Oil companies have been one of the most powerful opponents of renewable energy—but now, one of the biggest is predicting that it will dominate the world's power supply in a matter of decades.
Like the tobacco companies of yesteryear, oil companies have spent a veritable mountain of money fighting legislation that might promote alternative energy sources or threaten to make their product more expensive. They have done so both by funding psuedoscience that raises doubt climate change, and by lobbying the government directly to weaken or abandon laws that would penalize companies for polluting—which is necessary to make clean energy truly competitive.
For a point of reference, Exxon alone spent more money lobbying against the clean energy and climate change bill of 2009 than the entire clean energy industry combined. But apparently Big Oil has had a change of heart—or has made a slyly manipulative move. Either way, Shell's latest "New Lens" report about the future of energy comes with a somewhat surprising conclusion: Solar energy will provide the lion's share of the world's power by 2100.
Sun power will meet 37.7% of the world's demand, according to Shell's analysis.
Oil (10%) and biofuels (9.5%) are next up, followed by wind power (8.4%), natural gas (7.5%), and nuclear (6.3%). Coal is down to a piddling 4%, on the brink of extinction. Geothermal will produce a surprising, 4.4%, according to Shell.
The report predicts that oil prices will continue to rise, and will come to be considered as too volatile for investors and corporations. The fracking boom will peter out yielding less gas than expected, and governments will get their asses in gear and promote clean energy-friendly policies.
Specifically, "distributed" solar like rooftop or community arrays, will see a boom.
"These conditions favour distributed solar pv becoming a leading source of primary energy in the global economy," the report claims. "From its position today as the 13th largest energy source worldwide, it grows rapidly, reaching fourth place behind oil, gas, and coal by 2040, and continuing to the number one position in 2100."

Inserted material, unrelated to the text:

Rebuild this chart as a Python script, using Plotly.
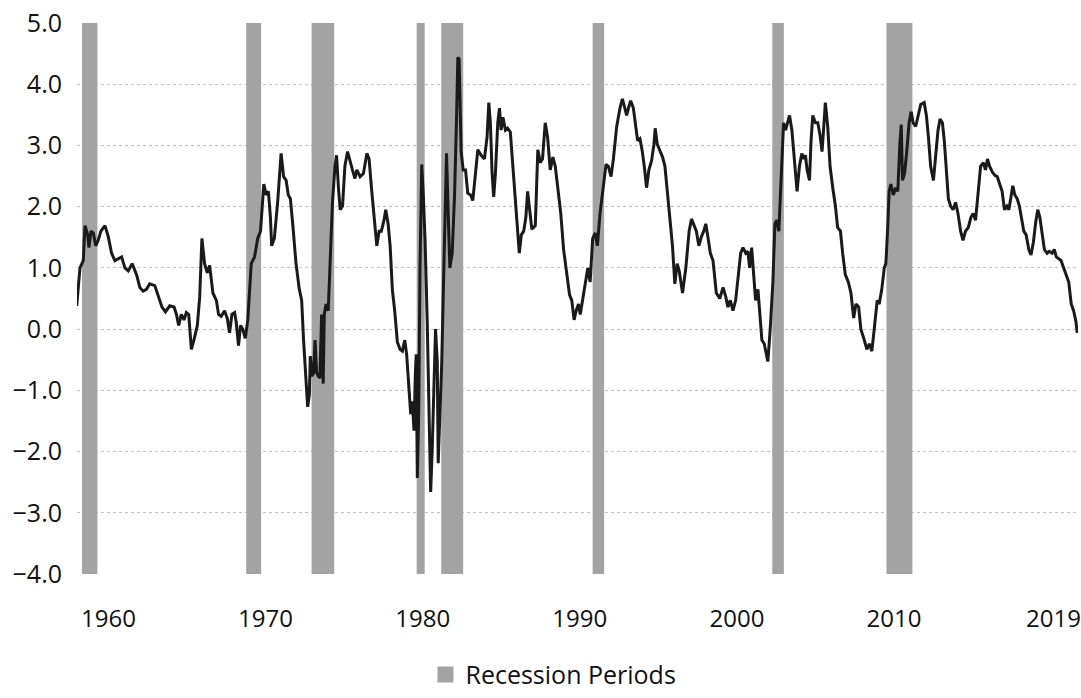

The report however, stops short of giving renewable energy its full due—it claims at highest, clean energy can create just 60-70% of the world's energy. We'll still need oil, see, says the oil company. There are, of course, plenty of very smart scientists who would beg to differ. These Stanford researchers, after all, found that we could get pretty close to 100% renewables in just twenty years if we found the political will to do so. Other more cautious scientists have found that 95 percent clean energy by 2050 is entirely possible.
So Shell's projections are clearly pretty conservative, but seeing as how they're being made by an oil company factoring in its own interests highly in the mix, they're still worth noting. And the fact that the percentage of oil in the energy mix does shrink—in the US, right now, oil accounts for 34 percent of energy use. That number is a percent or two lower worldwide. That it dwindles relatively dramatically in this outlook—electric cars, perhaps—means Shell is at least semi-cognizant of peak oil.
2100 is a long ways off. It may well be that Shell is hailing the rise of solar from this grand distance in an effort to highlight its progressive bona fides while kicking the can as far down the road as could be credible.
Still, there's something encouraging about the fact that this report is essentially Big Oil admitting the future—hedging, sure, but admitting that its lifeblood is mired in the past. It's only a matter of time, Shell says: Solar power is going to win out.